# EXERCISE INSTRUCTIONS:
Give only the number of lines below that contain the word "React".

------------------------

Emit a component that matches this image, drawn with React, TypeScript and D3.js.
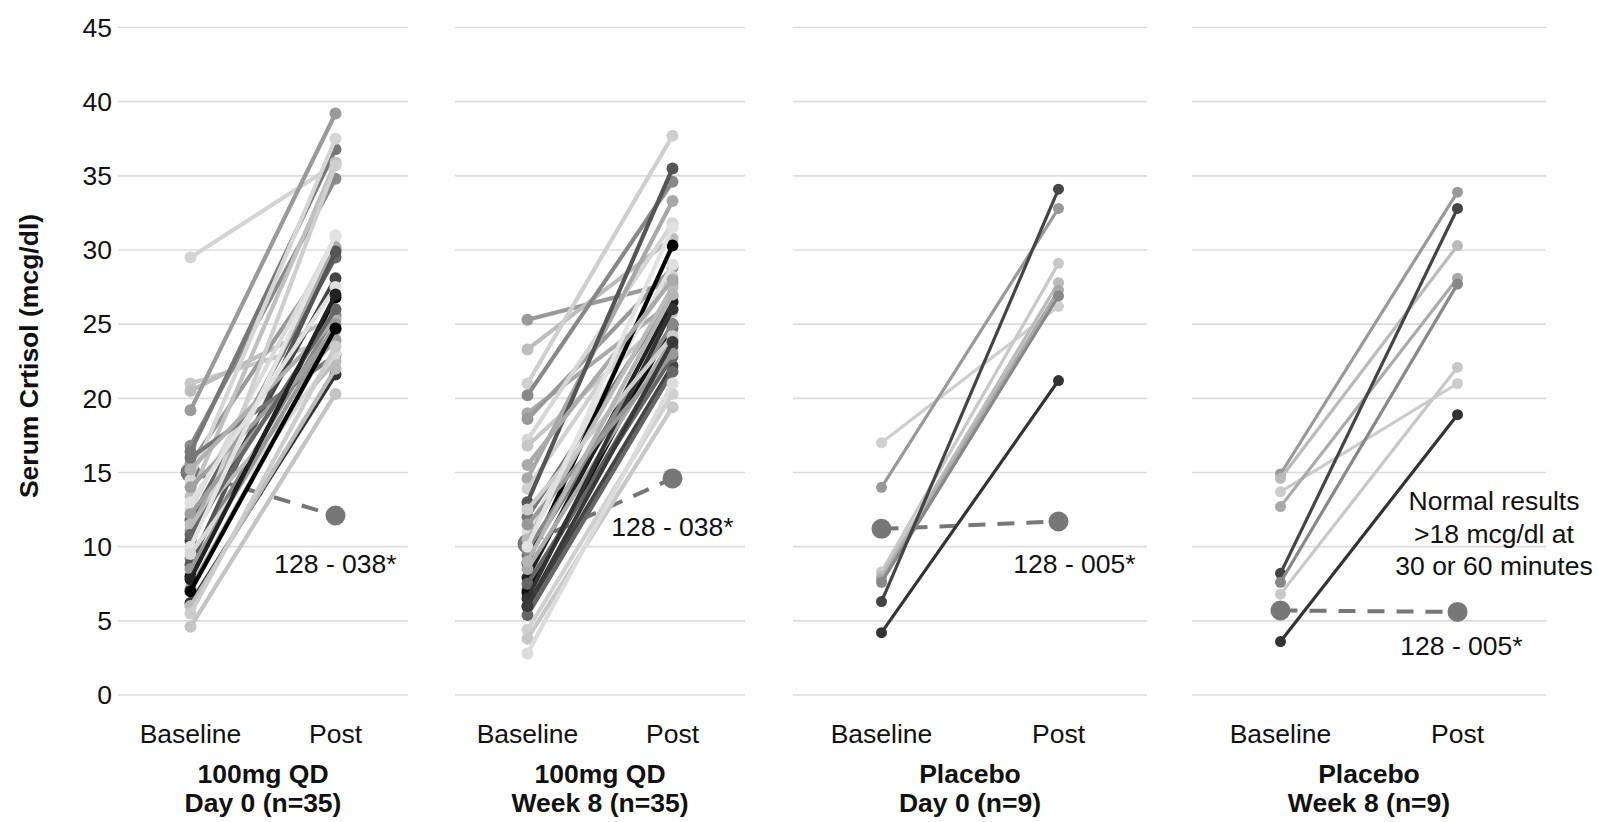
import React from 'react';
import * as d3 from 'd3';

// Serum cortisol, baseline vs post stimulation, one line per subject
const timepoints = ['Baseline', 'Post'];
const yTicks = [0, 5, 10, 15, 20, 25, 30, 35, 40, 45];

const panelTitles = [
    ['100mg QD', 'Day 0 (n=35)'],
    ['100mg QD', 'Week 8 (n=35)'],
    ['Placebo', 'Day 0 (n=9)'],
    ['Placebo', 'Week 8 (n=9)'],
];

const qdDay0Base = [29.5, 21.0, 20.5, 19.2, 16.8, 16.4, 15.6, 14.5, 13.4, 12.5, 11.8, 11.1, 10.4, 9.8, 9.2, 8.8, 8.0, 7.2, 6.2, 4.6, 16.0, 15.2, 14.0, 13.0, 12.2, 11.5, 10.8, 10.0, 9.5, 8.5, 7.8, 7.0, 6.0, 5.5];
const qdDay0Post = [35.8, 24.0, 25.5, 39.2, 34.8, 36.8, 30.0, 37.5, 35.9, 30.9, 29.5, 30.2, 28.1, 35.7, 25.6, 29.9, 26.8, 24.6, 21.6, 20.3, 22.9, 25.3, 23.9, 27.5, 24.7, 22.5, 26.0, 31.0, 23.0, 25.0, 27.0, 24.7, 22.0, 23.5];
const qdDay0Grey = ['#d4d4d4', '#c8c8c8', '#bdbdbd', '#9a9a9a', '#8a8a8a', '#777', '#999', '#d6d6d6', '#c0c0c0', '#dadada', '#666', '#aaa', '#444', '#cfcfcf', '#888', '#555', '#000', '#a0a0a0', '#333', '#c4c4c4', '#777', '#b0b0b0', '#a0a0a0', '#e0e0e0', '#9e9e9e', '#bbb', '#666', '#e2e2e2', '#d8d8d8', '#999', '#222', '#000', '#bbb', '#ccc'];

const qdWk8Base = [25.3, 23.3, 21.0, 20.2, 19.0, 18.6, 17.2, 16.8, 14.6, 13.9, 13.0, 12.0, 11.0, 9.4, 8.9, 7.9, 7.1, 6.9, 5.95, 5.4, 4.4, 3.8, 2.8, 10.5, 9.8, 8.5, 7.5, 6.5, 12.5, 15.5, 11.5, 10.0, 6.0, 9.0];
const qdWk8Post = [27.8, 30.8, 37.7, 34.6, 26.5, 28.8, 31.8, 25.8, 33.3, 28.2, 35.5, 26.9, 29.0, 24.7, 30.3, 26.5, 23.5, 25.0, 22.2, 21.8, 20.3, 19.4, 21.0, 27.5, 25.0, 24.0, 22.8, 26.0, 24.2, 28.0, 23.0, 31.5, 23.8, 27.0];
const qdWk8Grey = ['#9a9a9a', '#bdbdbd', '#cfcfcf', '#888', '#aaa', '#999', '#d6d6d6', '#c6c6c6', '#a8a8a8', '#d0d0d0', '#555', '#777', '#e0e0e0', '#777', '#000', '#222', '#555', '#111', '#444', '#666', '#d0d0d0', '#c8c8c8', '#dcdcdc', '#bbb', '#888', '#aaa', '#666', '#333', '#ccc', '#aaa', '#999', '#e2e2e2', '#3a3a3a', '#b5b5b5'];

const pboDay0Base = [17.0, 14.0, 8.3, 8.0, 7.8, 7.6, 6.3, 4.2];
const pboDay0Post = [26.2, 32.8, 29.1, 27.8, 27.3, 26.9, 34.1, 21.2];
const pboDay0Grey = ['#cfcfcf', '#999', '#c8c8c8', '#bbb', '#aaa', '#888', '#444', '#333'];

const pboWk8Base = [14.9, 14.6, 13.7, 12.7, 8.2, 7.6, 6.8, 3.6];
const pboWk8Post = [33.9, 30.3, 21.0, 28.1, 32.8, 27.7, 22.1, 18.9];
const pboWk8Grey = ['#999', '#bbb', '#ccc', '#aaa', '#444', '#888', '#c8c8c8', '#333'];

// the non-responder in each group (dashed line)
const outlierLabel = ['128 - 038*', '128 - 038*', '128 - 005*', '128 - 005*'];
const outlierBase = [15.0, 10.2, 11.2, 5.7];
const outlierPost = [12.1, 14.6, 11.7, 5.6];

const noteLines = ['Normal results', '>18 mcg/dl at', '30 or 60 minutes'];

const groups = [
    { base: qdDay0Base, post: qdDay0Post, grey: qdDay0Grey },
    { base: qdWk8Base, post: qdWk8Post, grey: qdWk8Grey },
    { base: pboDay0Base, post: pboDay0Post, grey: pboDay0Grey },
    { base: pboWk8Base, post: pboWk8Post, grey: pboWk8Grey },
];

// layout
const W = 1598;
const H = 822;
const panelX = [[118, 408], [455, 745], [793, 1147], [1192, 1546]];
const lineW = [4.2, 4.2, 3.2, 3.2];
const dotR = [6, 6, 5.5, 5.5];
const labelShift = [[0, 57], [0, 58], [16, 52], [4, 43]];
const fs = 26.5;
const font = "'Liberation Sans', Arial, Helvetica, sans-serif";

const y = d3.scaleLinear().domain([0, 45]).range([695, 27.5]);

const Panel = ({ idx }: { idx: number }) => {
    const [x0, x1] = panelX[idx];
    const x = d3.scalePoint<string>().domain(timepoints).range([x0, x1]).padding(0.5);
    const g = groups[idx];
    const pairs = g.base.map((b, i) => ({ b, p: g.post[i], c: g.grey[i] }));
    const line = d3.line<[string, number]>()
        .x((d) => x(d[0]) as number)
        .y((d) => y(d[1]));
    const xb = x('Baseline') as number;
    const xp = x('Post') as number;
    const cx = (x0 + x1) / 2;

    return (
        <g>
            {yTicks.map((t) => (
                <line key={t} x1={x0} x2={x1} y1={y(t)} y2={y(t)} stroke='#dcdcdc' strokeWidth={1.6} />
            ))}
            {/* outlier underneath the others */}
            <path
                d={line([['Baseline', outlierBase[idx]], ['Post', outlierPost[idx]]]) || ''}
                fill='none'
                stroke='#777'
                strokeWidth={4}
                strokeDasharray='17 12'
            />
            <circle cx={xb} cy={y(outlierBase[idx])} r={10} fill='#777' />
            <circle cx={xp} cy={y(outlierPost[idx])} r={10} fill='#777' />
            {pairs.map((d, i) => (
                <g key={i}>
                    <path
                        d={line([['Baseline', d.b], ['Post', d.p]]) || ''}
                        fill='none'
                        stroke={d.c}
                        strokeWidth={lineW[idx]}
                    />
                    <circle cx={xb} cy={y(d.b)} r={dotR[idx]} fill={d.c} />
                    <circle cx={xp} cy={y(d.p)} r={dotR[idx]} fill={d.c} />
                </g>
            ))}
            <text
                x={xp + labelShift[idx][0]}
                y={y(outlierPost[idx]) + labelShift[idx][1]}
                textAnchor='middle'
                fontSize={fs}
                fill='#111'
            >
                {outlierLabel[idx]}
            </text>
            {timepoints.map((t) => (
                <text key={t} x={x(t)} y={743} textAnchor='middle' fontSize={fs} fill='#111'>
                    {t}
                </text>
            ))}
            <text x={cx} y={783} textAnchor='middle' fontSize={fs} fontWeight='bold' fill='#111'>
                {panelTitles[idx][0]}
            </text>
            <text x={cx} y={812} textAnchor='middle' fontSize={fs} fontWeight='bold' fill='#111'>
                {panelTitles[idx][1]}
            </text>
        </g>
    );
};

const App = () => {
    return (
        <svg
            width={W}
            height={H}
            style={{ position: 'absolute', left: 0, top: 0, background: '#fff' }}
            fontFamily={font}
        >
            <rect width={W} height={H} fill='#fff' />
            {yTicks.map((t) => (
                <text key={t} x={112} y={y(t)} dy='0.35em' textAnchor='end' fontSize={fs} fill='#111'>
                    {t}
                </text>
            ))}
            <text
                transform={`translate(38, 356) rotate(-90)`}
                textAnchor='middle'
                fontSize={fs}
                fontWeight='bold'
                fill='#111'
            >
                Serum Crtisol (mcg/dl)
            </text>
            {groups.map((_, i) => (
                <Panel key={i} idx={i} />
            ))}
            {noteLines.map((s, i) => (
                <text key={s} x={1494} y={510 + i * 32.5} textAnchor='middle' fontSize={fs} fill='#111'>
                    {s}
                </text>
            ))}
        </svg>
    );
};

export default App;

------------------------

# RIGHT ANSWER:
2